Objective 1 - BVDV infectious clone / cell culture system for in vitro virulence monitoring
In a previous project the genome of a reference strain of BVDV widely used at the VLA (C24V Oregon) was sequenced, and cloned DNA fragments of the genome were available for assembly into a plasmid-born DNA copy of the full genome, from which infectious viral RNA can be copied – i.e. an infectious clone. The assembly of the C24V fragments continued during this project. However it became clear that sequence errors in these fragments made them unsuitable for digestion with restriction enzymes needed to join them together. It also turned out that the in vivo-stability of the plasmids carrying the C24V DNA copy fragments was poor, resulting in loss rather than propagation of ligated full length DNA copies of the viral genome. Instead of repeating the sequencing of the available clones (or generating new ones which might be more stable), we decided to make use of a DNA clone made on basis of the BVDV NADL reference strain, and made available to us by an American group. Both these reference strains originated in the USA, are cytopathogenic, and of the 1a subtype – i.e. the same genotype as the majority of UK field virus strains. The basis of cytopathogenicity of the two BVDV strains is different, in that for the NADL there is a 270 nt genomic insertion in the NS2-3 gene, whilst in the C24V several point mutations in the same region confers cytopathogenicity. The deletion of the NADL insertion is a simpler way to reconstruct a noncytopathogenic viral backbone for subsequent cell culture studies than reverting several point mutations individually.

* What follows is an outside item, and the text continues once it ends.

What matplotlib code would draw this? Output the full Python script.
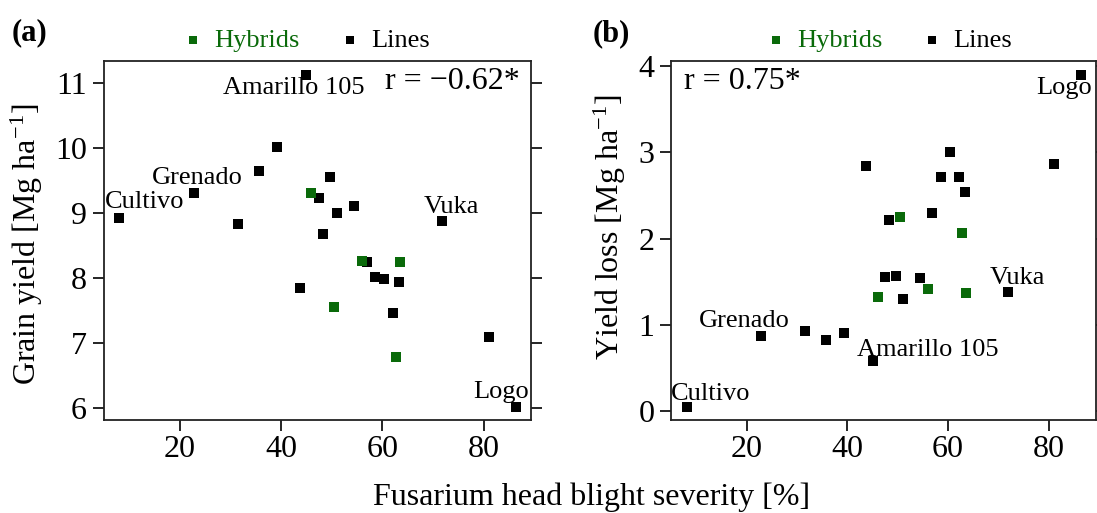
import matplotlib
matplotlib.use('Agg')
import matplotlib.pyplot as plt

plt.rcParams['font.family'] = ['Liberation Serif', 'DejaVu Serif']
plt.rcParams['mathtext.fontset'] = 'custom'
plt.rcParams['mathtext.rm'] = 'Liberation Serif'
plt.rcParams['mathtext.it'] = 'Liberation Serif:italic'

# FHB severity [%] of the lines and hybrids
severity_lines = [8.1, 22.8, 31.5, 35.7, 39.3, 43.8, 45.0, 47.5, 48.3, 49.7,
                  51.1, 54.4, 56.9, 58.5, 60.4, 62.2, 63.3, 71.8, 81.1, 86.3]
yield_lines = [8.92, 9.31, 8.83, 9.64, 10.01, 7.85, 11.12, 9.23, 8.67, 9.55,
               9.00, 9.10, 8.24, 8.02, 7.99, 7.46, 7.94, 8.87, 7.10, 6.02]
loss_lines = [0.05, 0.87, 0.93, 0.82, 0.91, 2.84, 0.58, 1.55, 2.21, 1.56,
              1.30, 1.54, 2.30, 2.72, 3.01, 2.71, 2.54, 1.38, 2.86, 3.90]

severity_hybrids = [46.0, 50.4, 56.0, 62.7, 63.5]
yield_hybrids = [9.30, 7.56, 8.26, 6.78, 8.24]
loss_hybrids = [1.32, 2.25, 1.42, 2.06, 1.37]

# named lines: index into the line arrays
named = {0: 'Cultivo', 1: 'Grenado', 6: 'Amarillo 105', 17: 'Vuka', 19: 'Logo'}

# label offsets in points (panel a / panel b)
offs_a = {0: (18, 11.5), 1: (2.5, 10.3), 6: (-9, -9.4), 17: (6.6, 10.5), 19: (-10.6, 11)}
offs_b = {0: (17.6, 8.9), 1: (-11.9, 10.8), 6: (39.5, 8.2), 17: (7.1, 10.1), 19: (-11.7, -9.6)}

green = '#0a6a0a'
W, H = 1097, 513


def panel(ax, yl, yh, offs, r_text, r_pos, r_ha, ylabel, ylim, yticks, lab_xy, leg_x):
    ax.scatter(severity_lines, yl, marker='s', s=46, color='black', lw=0, label='Lines', zorder=3)
    ax.scatter(severity_hybrids, yh, marker='s', s=46, color=green, lw=0, label='Hybrids', zorder=3)
    for i, name in named.items():
        ax.annotate(name, (severity_lines[i], yl[i]), xytext=offs[i], textcoords='offset points',
                    ha='center', va='center', fontsize=19)
    ax.text(r_pos[0], r_pos[1], r_text, transform=ax.transAxes, ha=r_ha, va='center', fontsize=23)
    ax.set_xlim(5, 89.3)
    ax.set_ylim(*ylim)
    ax.set_xticks([20, 40, 60, 80])
    ax.set_yticks(yticks)
    ax.tick_params(labelsize=23, length=8, width=1.2, direction='out', right=True, pad=4)
    ax.tick_params(axis='x', pad=3)
    for sp in ax.spines.values():
        sp.set_linewidth(1.3)
        sp.set_color('#222222')
    ax.set_ylabel(ylabel, fontsize=23, va='center')
    ax.yaxis.set_label_coords(*lab_xy)
    handles, labels = ax.get_legend_handles_labels()
    leg = ax.legend(handles[::-1], labels[::-1], loc='center', bbox_to_anchor=(leg_x, 1.058),
                    ncol=2, frameon=False, fontsize=19, markerscale=0.8,
                    handlelength=0.6, handletextpad=0.5, columnspacing=1.6,
                    borderpad=0, borderaxespad=0)
    leg.get_texts()[0].set_color(green)


fig = plt.figure(figsize=(W / 100, H / 100), dpi=100)
ax1 = fig.add_axes([103.7 / W, 1 - 420 / H, 427 / W, 359 / H])
ax2 = fig.add_axes([671 / W, 1 - 420 / H, 424.7 / W, 359 / H])

panel(ax1, yield_lines, yield_hybrids, offs_a, 'r = \u22120.62*', (0.975, 0.942), 'right',
      r'Grain yield [Mg ha$^{\mathrm{-1}}$]', (5.82, 11.33), [6, 7, 8, 9, 10, 11], (-0.18, 0.49), 0.4775)
panel(ax2, loss_lines, loss_hybrids, offs_b, 'r = 0.75*', (0.031, 0.942), 'left',
      r'Yield loss [Mg ha$^{\mathrm{-1}}$]', (-0.105, 4.06), [0, 1, 2, 3, 4], (-0.144, 0.536), 0.516)

fig.text(29.5 / W, 1 - 33 / H, '(a)', fontsize=22, fontweight='bold', ha='center', va='center')
fig.text(611.5 / W, 1 - 34 / H, '(b)', fontsize=22, fontweight='bold', ha='center', va='center')
fig.text(591.5 / W, 1 - 497 / H, 'Fusarium head blight severity [%]', fontsize=23, ha='center', va='center')

fig.savefig('out.png', dpi=100)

The proposed in vitro-system for monitoring of virulence factors was based on platelet precursor cells – megacaryocytes. Such cells were harvested from the bone marrow of newborn calves, and maintained as primary cell cultures. However, stable cell lines with characteristics seen for megacaryocytes could not be established. Thus, primary cell cultures were inoculated either with a virulent strain of BVDV (or mock inoculated), and were monitored for replication of BVDV using a BVDV-specific monoclonal antibody (Mab) in a flow-cytometric assay. No evidence of infection with BVDV was seen in any cell population in these primary cultures. Whilst further refinement of the outlined approaches was considered, along with the alternative strategy of monitoring for arrest of maturation of progenitor cells into platelets by infection with virulent BVDVs, it should not be forgotten that asymptomatic persistent infections (after early foetal infection) with virulent strains of BVDV are fairly common. The latter fact suggests that disease signs seen during acute infection with virulent BVDV virus strains are "side effects" of the immune system clearing the infection. Thus, with the exception of specialised immune system effector cells, primary or established cell cultures which are known to replicate BVDV may not be suitable for assaying virulence properties of specific virus isolates.